TASK DIRECTIONS:
Give again only those lines from the start of the entries through the line holding "(0,0) rectangle (568,436);", leaving them as they are.

RECORD EXCERPTS:
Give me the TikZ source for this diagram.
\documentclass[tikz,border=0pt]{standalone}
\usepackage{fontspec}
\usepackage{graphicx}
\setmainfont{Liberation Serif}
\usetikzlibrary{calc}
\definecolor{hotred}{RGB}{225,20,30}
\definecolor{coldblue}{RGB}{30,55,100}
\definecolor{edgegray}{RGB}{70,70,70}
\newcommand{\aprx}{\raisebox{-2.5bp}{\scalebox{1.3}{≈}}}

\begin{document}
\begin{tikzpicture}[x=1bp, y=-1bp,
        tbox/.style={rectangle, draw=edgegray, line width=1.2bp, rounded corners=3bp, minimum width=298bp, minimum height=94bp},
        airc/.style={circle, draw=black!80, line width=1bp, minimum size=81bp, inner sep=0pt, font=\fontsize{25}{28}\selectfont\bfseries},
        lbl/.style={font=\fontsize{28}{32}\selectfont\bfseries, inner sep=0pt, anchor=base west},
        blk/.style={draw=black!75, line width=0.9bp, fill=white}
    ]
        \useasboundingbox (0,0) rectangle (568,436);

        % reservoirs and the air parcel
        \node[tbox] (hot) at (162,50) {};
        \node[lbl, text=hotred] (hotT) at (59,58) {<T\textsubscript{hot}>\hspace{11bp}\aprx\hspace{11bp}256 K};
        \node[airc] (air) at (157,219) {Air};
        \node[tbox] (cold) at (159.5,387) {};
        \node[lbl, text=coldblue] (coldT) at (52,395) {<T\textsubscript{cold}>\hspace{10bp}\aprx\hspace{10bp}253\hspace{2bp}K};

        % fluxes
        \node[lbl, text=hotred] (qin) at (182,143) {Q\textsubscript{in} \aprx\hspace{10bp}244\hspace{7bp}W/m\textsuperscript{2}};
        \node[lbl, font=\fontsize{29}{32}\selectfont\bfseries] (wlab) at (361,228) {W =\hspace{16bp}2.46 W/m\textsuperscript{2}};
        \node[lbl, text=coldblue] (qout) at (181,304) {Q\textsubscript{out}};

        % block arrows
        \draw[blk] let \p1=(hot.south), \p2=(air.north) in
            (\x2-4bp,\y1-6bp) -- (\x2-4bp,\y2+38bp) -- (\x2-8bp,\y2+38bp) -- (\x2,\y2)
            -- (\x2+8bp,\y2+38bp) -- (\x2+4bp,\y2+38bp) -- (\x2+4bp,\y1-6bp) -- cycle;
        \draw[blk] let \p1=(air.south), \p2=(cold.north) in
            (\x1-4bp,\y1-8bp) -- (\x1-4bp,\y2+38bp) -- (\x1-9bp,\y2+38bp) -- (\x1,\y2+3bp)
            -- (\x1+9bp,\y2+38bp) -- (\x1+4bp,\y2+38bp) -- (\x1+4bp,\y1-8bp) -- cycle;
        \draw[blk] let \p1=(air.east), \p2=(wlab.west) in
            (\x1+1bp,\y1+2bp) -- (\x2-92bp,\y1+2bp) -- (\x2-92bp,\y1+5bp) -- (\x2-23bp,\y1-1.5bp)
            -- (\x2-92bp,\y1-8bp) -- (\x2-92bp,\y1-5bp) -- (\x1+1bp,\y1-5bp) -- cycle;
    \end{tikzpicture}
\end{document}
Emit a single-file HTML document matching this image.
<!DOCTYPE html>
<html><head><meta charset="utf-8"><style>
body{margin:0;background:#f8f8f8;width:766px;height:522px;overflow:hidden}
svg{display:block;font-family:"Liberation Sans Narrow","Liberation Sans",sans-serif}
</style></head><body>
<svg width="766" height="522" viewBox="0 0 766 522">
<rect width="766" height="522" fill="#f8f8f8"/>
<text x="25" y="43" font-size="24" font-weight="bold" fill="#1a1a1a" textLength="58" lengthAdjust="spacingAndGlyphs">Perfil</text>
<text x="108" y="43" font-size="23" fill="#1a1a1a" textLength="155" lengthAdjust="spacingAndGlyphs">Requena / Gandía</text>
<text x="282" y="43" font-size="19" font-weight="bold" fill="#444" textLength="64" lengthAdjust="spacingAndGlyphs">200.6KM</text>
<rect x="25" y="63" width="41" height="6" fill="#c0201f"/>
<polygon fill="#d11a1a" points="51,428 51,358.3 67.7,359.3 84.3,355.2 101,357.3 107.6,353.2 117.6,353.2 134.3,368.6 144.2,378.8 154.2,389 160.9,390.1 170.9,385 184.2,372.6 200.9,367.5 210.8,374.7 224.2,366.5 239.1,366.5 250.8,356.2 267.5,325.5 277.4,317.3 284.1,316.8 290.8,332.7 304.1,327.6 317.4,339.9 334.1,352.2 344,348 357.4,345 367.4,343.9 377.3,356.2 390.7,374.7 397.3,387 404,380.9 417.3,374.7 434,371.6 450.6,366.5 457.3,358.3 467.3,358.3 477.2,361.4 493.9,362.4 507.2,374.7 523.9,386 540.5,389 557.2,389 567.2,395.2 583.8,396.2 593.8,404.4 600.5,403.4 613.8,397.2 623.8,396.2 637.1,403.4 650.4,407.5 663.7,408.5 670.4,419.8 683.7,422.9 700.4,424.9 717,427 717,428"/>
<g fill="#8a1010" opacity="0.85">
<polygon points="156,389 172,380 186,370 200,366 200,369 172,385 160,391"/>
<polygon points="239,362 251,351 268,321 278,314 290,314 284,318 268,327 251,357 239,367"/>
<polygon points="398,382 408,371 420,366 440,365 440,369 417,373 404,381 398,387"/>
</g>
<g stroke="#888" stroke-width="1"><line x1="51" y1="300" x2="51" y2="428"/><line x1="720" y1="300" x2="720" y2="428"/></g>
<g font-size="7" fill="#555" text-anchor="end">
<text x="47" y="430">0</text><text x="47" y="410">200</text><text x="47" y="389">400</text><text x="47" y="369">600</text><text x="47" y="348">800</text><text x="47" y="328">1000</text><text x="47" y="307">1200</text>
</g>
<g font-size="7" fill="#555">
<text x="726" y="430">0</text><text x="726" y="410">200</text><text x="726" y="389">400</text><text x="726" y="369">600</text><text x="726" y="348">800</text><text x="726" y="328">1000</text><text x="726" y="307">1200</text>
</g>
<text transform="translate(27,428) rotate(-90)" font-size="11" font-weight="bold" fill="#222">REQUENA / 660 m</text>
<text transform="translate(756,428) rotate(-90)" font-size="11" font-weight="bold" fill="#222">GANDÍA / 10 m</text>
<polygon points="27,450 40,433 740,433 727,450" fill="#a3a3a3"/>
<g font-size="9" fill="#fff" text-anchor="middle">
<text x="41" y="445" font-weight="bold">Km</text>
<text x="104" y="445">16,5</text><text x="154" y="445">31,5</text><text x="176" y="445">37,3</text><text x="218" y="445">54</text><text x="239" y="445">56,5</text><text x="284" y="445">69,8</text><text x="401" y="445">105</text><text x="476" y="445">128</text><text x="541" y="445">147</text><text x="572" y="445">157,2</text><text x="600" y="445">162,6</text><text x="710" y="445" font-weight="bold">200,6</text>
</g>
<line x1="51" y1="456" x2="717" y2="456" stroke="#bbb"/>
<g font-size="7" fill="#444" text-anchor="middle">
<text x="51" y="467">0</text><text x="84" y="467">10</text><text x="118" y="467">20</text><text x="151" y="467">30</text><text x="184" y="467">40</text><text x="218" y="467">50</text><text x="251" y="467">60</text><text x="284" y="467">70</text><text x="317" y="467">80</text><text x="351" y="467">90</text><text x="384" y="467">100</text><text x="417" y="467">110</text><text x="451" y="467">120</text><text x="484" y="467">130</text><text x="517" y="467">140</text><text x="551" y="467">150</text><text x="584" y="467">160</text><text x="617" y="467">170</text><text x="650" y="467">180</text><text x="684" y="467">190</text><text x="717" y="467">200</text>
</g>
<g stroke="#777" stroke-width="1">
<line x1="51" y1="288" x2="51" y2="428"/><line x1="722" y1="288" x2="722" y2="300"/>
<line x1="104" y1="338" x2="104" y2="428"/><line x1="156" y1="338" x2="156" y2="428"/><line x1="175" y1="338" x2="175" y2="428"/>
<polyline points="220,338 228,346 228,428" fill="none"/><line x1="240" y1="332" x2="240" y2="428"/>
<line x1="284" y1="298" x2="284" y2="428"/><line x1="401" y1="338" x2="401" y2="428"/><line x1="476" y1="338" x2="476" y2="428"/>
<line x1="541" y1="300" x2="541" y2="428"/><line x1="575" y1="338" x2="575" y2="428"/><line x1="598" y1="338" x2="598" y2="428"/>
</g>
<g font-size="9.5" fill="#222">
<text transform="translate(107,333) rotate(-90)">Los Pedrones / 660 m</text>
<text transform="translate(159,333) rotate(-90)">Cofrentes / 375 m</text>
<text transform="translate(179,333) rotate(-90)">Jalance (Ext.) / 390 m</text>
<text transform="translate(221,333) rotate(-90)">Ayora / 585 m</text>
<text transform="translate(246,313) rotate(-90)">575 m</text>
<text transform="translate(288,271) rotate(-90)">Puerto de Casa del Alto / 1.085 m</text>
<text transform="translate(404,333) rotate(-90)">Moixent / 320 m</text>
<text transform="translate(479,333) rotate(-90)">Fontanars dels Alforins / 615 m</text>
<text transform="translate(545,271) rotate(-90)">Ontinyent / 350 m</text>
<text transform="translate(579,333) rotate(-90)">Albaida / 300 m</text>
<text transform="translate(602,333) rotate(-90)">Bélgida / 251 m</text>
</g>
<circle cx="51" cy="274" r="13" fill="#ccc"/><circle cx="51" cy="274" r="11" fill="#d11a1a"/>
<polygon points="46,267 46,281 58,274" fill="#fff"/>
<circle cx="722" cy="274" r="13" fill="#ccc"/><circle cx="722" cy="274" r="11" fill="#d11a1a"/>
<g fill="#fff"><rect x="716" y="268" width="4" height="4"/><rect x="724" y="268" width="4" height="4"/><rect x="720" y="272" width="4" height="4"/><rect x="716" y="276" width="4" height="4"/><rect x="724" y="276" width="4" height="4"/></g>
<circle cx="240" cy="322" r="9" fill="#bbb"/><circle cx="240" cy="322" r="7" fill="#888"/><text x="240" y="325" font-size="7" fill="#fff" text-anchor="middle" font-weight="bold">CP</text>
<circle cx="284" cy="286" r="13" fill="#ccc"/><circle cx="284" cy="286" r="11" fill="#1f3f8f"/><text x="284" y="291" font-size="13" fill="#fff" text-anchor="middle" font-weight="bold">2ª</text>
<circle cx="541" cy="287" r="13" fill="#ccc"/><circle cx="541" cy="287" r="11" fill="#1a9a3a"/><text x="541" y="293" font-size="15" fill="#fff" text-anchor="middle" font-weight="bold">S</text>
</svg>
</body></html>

THE OUTPUT:
Give me the TikZ source for this diagram.
\documentclass[tikz,border=0pt]{standalone}
\usepackage{fontspec}
\usepackage{graphicx}
\setmainfont{Liberation Serif}
\usetikzlibrary{calc}
\definecolor{hotred}{RGB}{225,20,30}
\definecolor{coldblue}{RGB}{30,55,100}
\definecolor{edgegray}{RGB}{70,70,70}
\newcommand{\aprx}{\raisebox{-2.5bp}{\scalebox{1.3}{≈}}}

\begin{document}
\begin{tikzpicture}[x=1bp, y=-1bp,
        tbox/.style={rectangle, draw=edgegray, line width=1.2bp, rounded corners=3bp, minimum width=298bp, minimum height=94bp},
        airc/.style={circle, draw=black!80, line width=1bp, minimum size=81bp, inner sep=0pt, font=\fontsize{25}{28}\selectfont\bfseries},
        lbl/.style={font=\fontsize{28}{32}\selectfont\bfseries, inner sep=0pt, anchor=base west},
        blk/.style={draw=black!75, line width=0.9bp, fill=white}
    ]
        \useasboundingbox (0,0) rectangle (568,436);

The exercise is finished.